Users can use Data Cleanup to define cleanup rules that keep only the required data and remove data that does not meet business needs.

Note
  • View Datasets and Direct Connection datasets do not support Data Cleanup.
  • Other datasets imported from files or databases do support Data Cleanup.
  • Built-in datasets also support Data Cleanup.
  1. Click the ... action area in the upper-right corner and choose Data Cleanup. In the dialog that appears, click New to enter the Rule Editor.

    |400

  2. In the Rule Editor, choose a field, then choose the rule type and define the cleanup rule. In the example below, data related to Shanghai Wanda Store and Shanghai Guomao Store is cleaned up.

  3. Click Preview to view Data to Be Cleaned, and after confirmation click `Clean up.

    |400

View Update History

Users can view dataset update history on the dataset details page, including execution stages, status, duration, and complete logs. By default, records are retained for 3 months.

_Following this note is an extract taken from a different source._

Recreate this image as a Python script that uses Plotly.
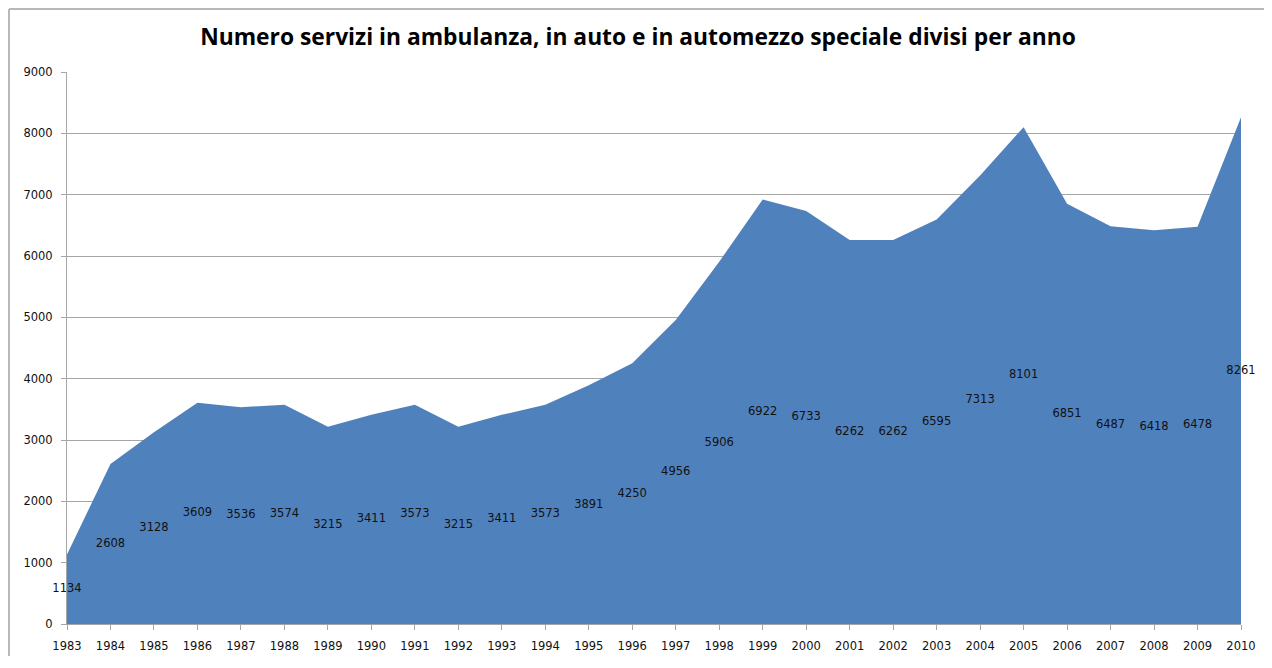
import plotly.graph_objects as go

years = list(range(1983, 2011))
servizi = [1134, 2608, 3128, 3609, 3536, 3574, 3215, 3411, 3573, 3215, 3411, 3573,
           3891, 4250, 4956, 5906, 6922, 6733, 6262, 6262, 6595, 7313, 8101, 6851,
           6487, 6418, 6478, 8261]
y_ticks = list(range(0, 10000, 1000))

W, H = 1256, 648
L, R, T, B = 59, 23, 64, 32
PW, PH = W - L - R, H - T - B

fig = go.Figure()
fig.add_trace(go.Scatter(
    x=years, y=servizi, mode="lines", fill="tozeroy",
    line=dict(color="#4F81BD", width=0), fillcolor="#4F81BD",
    hoverinfo="x+y", showlegend=False))
fig.add_trace(go.Scatter(
    x=years, y=[v / 2 for v in servizi], mode="text",
    text=[str(v) for v in servizi], textposition="middle center",
    textfont=dict(family="DejaVu Sans", size=11.5, color="#111111"),
    hoverinfo="skip", showlegend=False, cliponaxis=False))

fig.update_layout(
    width=W, height=H, autosize=False,
    margin=dict(l=L, r=R, t=T, b=B, autoexpand=False),
    paper_bgcolor="white", plot_bgcolor="white",
    title=dict(text="<b>Numero servizi in ambulanza, in auto e in automezzo speciale divisi per anno</b>",
               x=(638 - 8) / W, xanchor="center", y=1 - 29 / H, yanchor="middle",
               font=dict(family="Open Sans, sans-serif", size=22.8, color="#000000")),
    xaxis=dict(range=[1983, 2010], tickvals=years, ticktext=[str(y) for y in years],
               showgrid=False, showline=True, linecolor="#A6A6A6", linewidth=1, automargin=False,
               ticks="outside", ticklen=5, tickcolor="#A6A6A6", ticklabelstandoff=6,
               tickfont=dict(family="DejaVu Sans", size=11.5, color="#111111"), zeroline=False),
    yaxis=dict(range=[0, 9000], tickvals=y_ticks, showgrid=True, gridcolor="#A6A6A6", gridwidth=1,
               showline=True, linecolor="#A6A6A6", linewidth=1, automargin=False,
               ticks="outside", ticklen=5, tickcolor="#A6A6A6", ticklabelstandoff=6,
               tickfont=dict(family="DejaVu Sans", size=11.5, color="#111111"), zeroline=False),
)
# chart-area border (only the left and top edges fall inside the picture)
bx0 = -(L - 1) / PW
by1 = (PH + T - 1) / PH
fig.add_shape(type="line", xref="paper", yref="paper", x0=bx0, x1=bx0, y0=-(B + 10) / PH, y1=by1,
              line=dict(color="#B8B8B8", width=2), layer="below")
fig.add_shape(type="line", xref="paper", yref="paper", x0=bx0, x1=(W - L + 10) / PW, y0=by1, y1=by1,
              line=dict(color="#B8B8B8", width=2), layer="below")
fig.write_html("out.html")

If longer retention is needed, contact Guandata staff.

Note

The dataset update history log mechanism was restructured in version 6.3. Historical tasks that ran before the upgrade point do not support the new log view. For those, users can go to Admin Center > Task Operations.

The monitoring list supports fields such as Updated By, Update Method, and Actions.

  • Update user: Records the operator of the dataset update task. For manually triggered updates, this is the current user. For scheduled and advanced scheduling tasks, it is recorded as -. For API-triggered updates, it is the user from the token.

  • Trigger type: Includes API, manual, scheduled, and advanced scheduling.

  • Actions: Clicking Detail shows the execution stages, status, duration, and complete logs. Clicking View Log inside each stage opens the log in full-screen mode and supports copying all log content to the clipboard.